Le projet relatif à l’évaluation des personnels enseignants d’éducation et d’orientation s’inscrit dans une stratégie globale : le New management public (NMP), qui adapte au secteur public des méthodes de management venues du privé. L’évaluation individuelle figure dès 2008 en bonne place dans le Livre blanc sur l’avenir de la Fonction publique (rapport Silicani), parmi les outils de « véritable gestion des ressources humaines » qu’il propose d’appliquer aux fonctionnaires.

Avant ce projet, d’autres dispositifs d’évaluation individuelle ont été expérimentés dans différents corps. Depuis 2002 par exemple, les personnels administratifs, techniques et des bibliothèques en ont connu plusieurs avatars. Ceux-ci sont régis par le décret n°2007-1365 du 17 septembre 2007, relatif à l’entretien professionnel.

Surveiller et punir

L’entretien annuel avec le supérieur hiérarchique direct est individuel. Il porte surtout sur les résultats de l’agent au regard d’objectifs prédéfinis et sur sa « manière de servir ». Le compte rendu qui en découle conditionne l’évolution de sa carrière et la partie variable de sa rémunération dans une logique d’individualisation et de gestion de proximité hors de tout contrôle collectif et paritaire.

Le lien entre évaluation et rémunération individuelles est renforcé par la mise en place de la prime de fonction et de résultats (PFR) qui a vocation à se substituer à tous les régimes indemnitaires existant dans la Fonction publique d’État. Elle comprend une part liée aux fonctions (la nature du poste occupé) et une autre liée aux résultats individuels. Elle est modulable selon la « performance » de l’agent, mesurée à partir du compte rendu de l’entretien qui, ainsi, peut difficilement représenter un « moment privilégié d’échange et de dialogue » comme s’attache à le décrire la littérature managériale, puisqu’il pèse sur le déroulement de la carrière et sur la rémunération globale de l’agent. De plus, la PFR instaure une compétition entre collègues car le nombre et la répartition des mois de réduction sont contingentés et les crédits indemnitaires non extensibles. Chaque mois et chaque euro attribué à l’un est enlevé aux autres. C’est donc un jeu à somme nulle avec des gagnants et des perdants. Et comme l’appréciation de sa valeur professionnelle glisse invariablement vers l’appréciation de soi, le supérieur hiérarchique exprime finalement la façon dont il apprécie l’agent… ou pas ! Le pouvoir qui lui est donné est bien celui de surveiller et de punir (ou de récompenser) de façon effective ses « collaborateurs » qui restent de fait plus que jamais ses subordonnés.

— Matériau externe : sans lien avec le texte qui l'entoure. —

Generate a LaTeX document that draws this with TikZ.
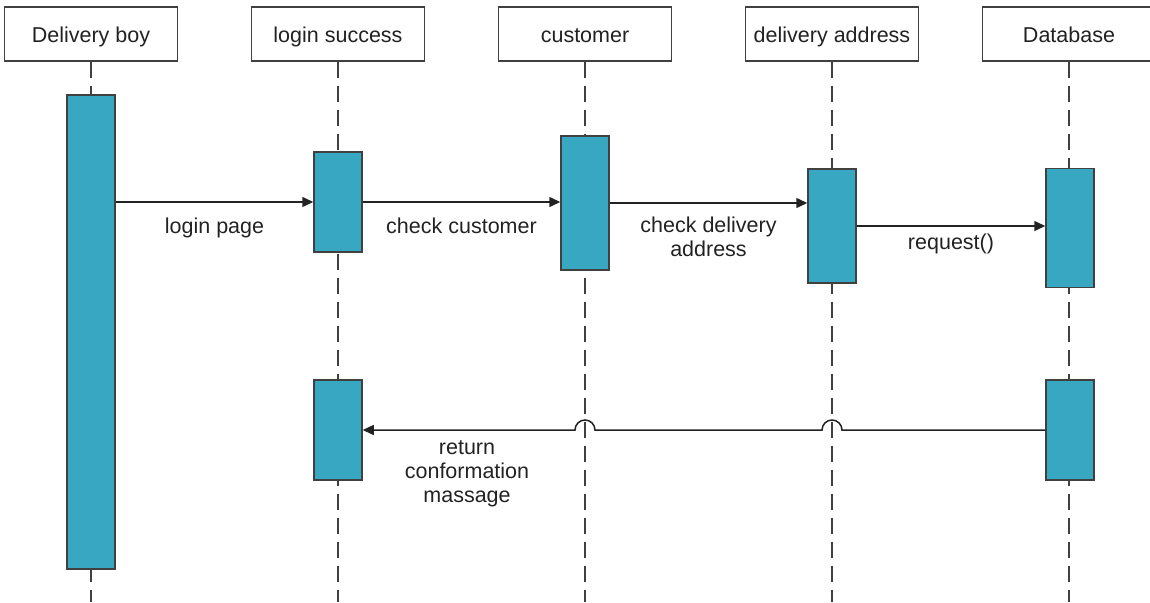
\documentclass[tikz,border=0pt]{standalone}
\usepackage{fontspec}
\setmainfont{Liberation Sans}
\usetikzlibrary{arrows.meta,calc}
\definecolor{barteal}{RGB}{56, 168, 194}
\definecolor{edgegray}{RGB}{64, 64, 64}
\definecolor{inkgray}{RGB}{34, 34, 34}

\begin{document}
\begin{tikzpicture}[x=1pt, y=-1pt,
        font=\fontsize{21.5}{24}\selectfont,
        head/.style={draw=edgegray, line width=1.5pt, fill=white, minimum width=173pt,
                     minimum height=54pt, inner sep=0pt, text=inkgray,
                     text height=18pt, text depth=2pt},
        bar/.style={draw=edgegray, line width=1.5pt, fill=barteal, minimum width=48pt, inner sep=0pt},
        life/.style={edgegray, line width=1.3pt, dash pattern=on 16pt off 8pt},
        msg/.style={inkgray, line width=1.5pt, -{Triangle[length=11pt, width=10pt]}},
        lbl/.style={text=inkgray, align=center, inner sep=0pt}]
    \clip (0,0) rectangle (1150,602);
    % Heads
    \node[head] (boy)   at (  91, 34) {Delivery boy};
    \node[head] (login) at ( 338, 34) {login success};
    \node[head] (cust)  at ( 585, 34) {customer};
    \node[head] (addr)  at ( 832, 34) {delivery address};
    \node[head] (db)    at (1069, 34) {Database};
    \coordinate (bottom) at (0, 602);
    % Lifelines
    \foreach \h in {boy, login, cust, addr, db}
        \draw[life] (\h.south) -- (\h.south |- bottom);
    % Activation bars
    \node[bar, minimum height=474pt] (boybar)    at (  91, 332) {};
    \node[bar, minimum height=100pt] (loginbar)  at ( 338, 202) {};
    \node[bar, minimum height=134pt] (custbar)   at ( 585, 203) {};
    \node[bar, minimum height=114pt] (addrbar)   at ( 832, 226) {};
    \node[bar, minimum height=119pt] (dbbar)     at (1070, 228) {};
    \node[bar, minimum height=100pt] (loginback) at ( 338, 430) {};
    \node[bar, minimum height=100pt] (dbback)    at (1070, 430) {};
    % Messages
    \draw[msg] (boybar.east |- loginbar.west) -- (loginbar.west)
        node[lbl, midway, yshift=-26pt] {login page};
    \draw[msg] (loginbar.east) -- (loginbar.east -| custbar.west)
        node[lbl, midway, yshift=-24pt] {check customer};
    \draw[msg] (custbar.east) -- (custbar.east -| addrbar.west)
        node[lbl, midway, yshift=-34pt] {check delivery\\address};
    \draw[msg] (addrbar.east) -- (addrbar.east -| dbbar.west)
        node[lbl, midway, yshift=-18pt] {request()};
    % Reply, hopping over the lifelines
    \draw[msg] (dbback.west) -- ($(dbback.west -| addr.south)+(10,0)$)
        arc[start angle=0, end angle=180, radius=10pt]
        -- ($(dbback.west -| cust.south)+(10,0)$)
        arc[start angle=0, end angle=180, radius=10pt]
        -- (loginback.east);
    \node[lbl] (replylbl) at (467, 474) {return\\conformation\\massage};
\end{tikzpicture}
\end{document}
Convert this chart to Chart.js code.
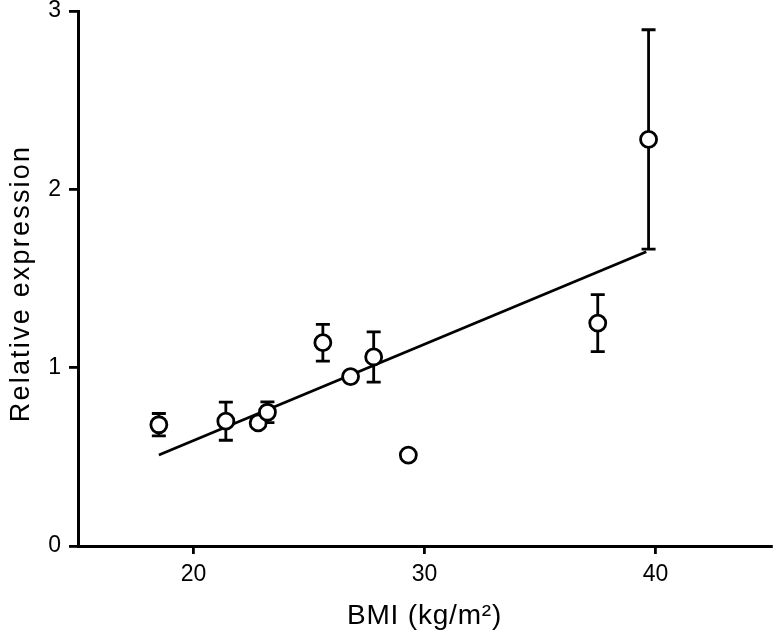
<!DOCTYPE html>
<html>
<head>
<meta charset="utf-8">
<script src="https://cdn.jsdelivr.net/npm/chart.js@4.4.1/dist/chart.umd.min.js"></script>
<style>
html, body { margin:0; padding:0; background:#fff; }
#wrap { width:774px; height:633px; }
</style>
</head>
<body>
<div id="wrap"><canvas id="bmiChart" width="774" height="633"></canvas></div>
<script>

/* data */
let bmiValues  = [18.5, 21.4, 22.8, 23.2, 25.6, 26.8, 27.8, 29.3, 37.5, 39.7];
let exprValues = [0.68, 0.70, 0.69, 0.75, 1.14, 0.95, 1.06, 0.51, 1.25, 2.28];
/* error (0 = no bar) */
let exprErrors = [0.063, 0.107, 0, 0.058, 0.103, 0, 0.141, 0, 0.16, 0.615];

/* regression line, two end points */
let fitX = [18.5, 39.6];
let fitY = [0.51, 1.65];

let xTicks = [20, 30, 40];
let yTicks = [0, 1, 2, 3];

let fontName = "'Liberation Sans', Arial, sans-serif";

/* error bars behind the open circles */
const errorBars = {

   id: "errorBars",

   beforeDatasetsDraw(chart){

      let ctx = chart.ctx;
      let xs = chart.scales.x;
      let ys = chart.scales.y;

      ctx.save();
      ctx.strokeStyle = "#000";
      ctx.lineWidth = 2.8;

      bmiValues.forEach(function(b, i){

         let err = exprErrors[i];

         if(!err) return;

         let px = xs.getPixelForValue(b);
         let top = ys.getPixelForValue(exprValues[i] + err);
         let bot = ys.getPixelForValue(exprValues[i] - err);

         ctx.beginPath();
         ctx.moveTo(px, top);
         ctx.lineTo(px, bot);
         ctx.moveTo(px - 7, top);
         ctx.lineTo(px + 7, top);
         ctx.moveTo(px - 7, bot);
         ctx.lineTo(px + 7, bot);
         ctx.stroke();

      });

      ctx.restore();

   }

};

/* the original titles are set a little wider than plain Arial */
function spreadTitle(scale, spacing, dx, dy){

   if(scale._spread) return;

   let orig = scale.drawTitle;

   scale.drawTitle = function(){
      this.ctx.save();
      this.ctx.letterSpacing = spacing;
      this.ctx.translate(dx, dy);
      orig.call(this);
      this.ctx.restore();
   };

   scale._spread = true;

}

let ctx = document.getElementById("bmiChart").getContext("2d");

new Chart(ctx, {

   type: "scatter",

   data: {

      datasets: [

         {
            type: "scatter",
            data: bmiValues.map((b, i) => ({ x: b, y: exprValues[i] })),
            pointRadius: 8,
            pointHoverRadius: 8,
            pointBackgroundColor: "#fff",
            pointBorderColor: "#000",
            pointBorderWidth: 2.8,
            order: 0
         },

         {
            type: "line",
            data: fitX.map((x, i) => ({ x: x, y: fitY[i] })),
            borderColor: "#000",
            borderWidth: 2.8,
            pointRadius: 0,
            fill: false,
            order: 1
         }

      ]

   },

   options: {

      responsive: false,
      animation: false,

      layout: {
         autoPadding: false,
         padding: { top: 11, right: 3, bottom: 0, left: 0 }
      },

      plugins: {
         legend: { display: false },
         tooltip: { enabled: false }
      },

      scales: {

         x: {

            type: "linear",
            min: 15,
            max: 45,

            afterBuildTicks: function(scale){
               scale.ticks = xTicks.map(v => ({ value: v }));
            },

            afterFit: function(scale){
               scale.height = 87;
               scale.paddingLeft = 0;
               scale.paddingRight = 0;
               spreadTitle(scale, "0.8px", 0, 0);
            },

            grid: {
               drawOnChartArea: false,
               drawTicks: true,
               tickLength: 8,
               color: "#000",
               lineWidth: 2.8
            },

            border: { display: true, color: "#000", width: 3 },

            ticks: {
               color: "#000",
               padding: 7,
               maxRotation: 0,
               font: { family: fontName, size: 23 }
            },

            title: {
               display: true,
               text: "BMI (kg/m²)",
               color: "#000",
               padding: { top: 0, bottom: 0 },
               font: { family: fontName, size: 28 }
            }

         },

         y: {

            min: 0,
            max: 3,

            afterBuildTicks: function(scale){
               scale.ticks = yTicks.map(v => ({ value: v }));
            },

            afterFit: function(scale){
               scale.width = 78;
               scale.paddingTop = 0;
               spreadTitle(scale, "2.2px", 0, 5);
            },

            grid: {
               drawOnChartArea: false,
               drawTicks: true,
               tickLength: 9,
               color: "#000",
               lineWidth: 2.8
            },

            border: { display: true, color: "#000", width: 3 },

            ticks: {
               color: "#000",
               padding: 8,
               font: { family: fontName, size: 23, lineHeight: 1 }
            },

            title: {
               display: true,
               text: "Relative expression",
               color: "#000",
               padding: { top: 5, bottom: 0 },
               font: { family: fontName, size: 27 }
            }

         }

      }

   },

   plugins: [errorBars]

});

</script>
</body>
</html>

Soumis à tous les niveaux aux commandements de l’autonomie (« tu te débrouilleras tout seul »), de la responsabilité (« ce sera de ta faute à toi ») et à l’injonction paradoxale du « faire plus et mieux avec moins », les agents et les services ou établissements sont mis sous tension permanente et placés en situation d’échec dont ils sont tenus responsables.

Contester l’hégémonie
idéologique du management

Dans le même temps, l’employeur public prétend prévenir les risques psychosociaux quand toute l’organisation du travail qu’il met en place tend structurellement à les aggraver…

Une fois ce système installé dans la durée, comment rester des collègues soucieux de contribuer ensemble au bon fonctionnement du service public alors que la gestion des « ressources humai­nes » est fondée sur la concurrence entre des individus plutôt que sur la coopération au sein d’un collectif ? Sur le terrain, les situations sont très variées d’un établissement à l’autre ou d’un service à l’autre et dépendent du rapport de force entre les salariés et leur autorité hiérarchique. Ici, la guerre des places fait des ravages, ailleurs, les collègues unis au sein d’un collectif de travail dédié aux missions de service public refusent la concurrence de tous contre tous.

Plus que jamais, notre rôle en tant que militants est d’informer et d’organiser les salariés pour contester l’hégémonie de cette idéologie managériale. ●

Antoine Meylan (SNASUB-FSU)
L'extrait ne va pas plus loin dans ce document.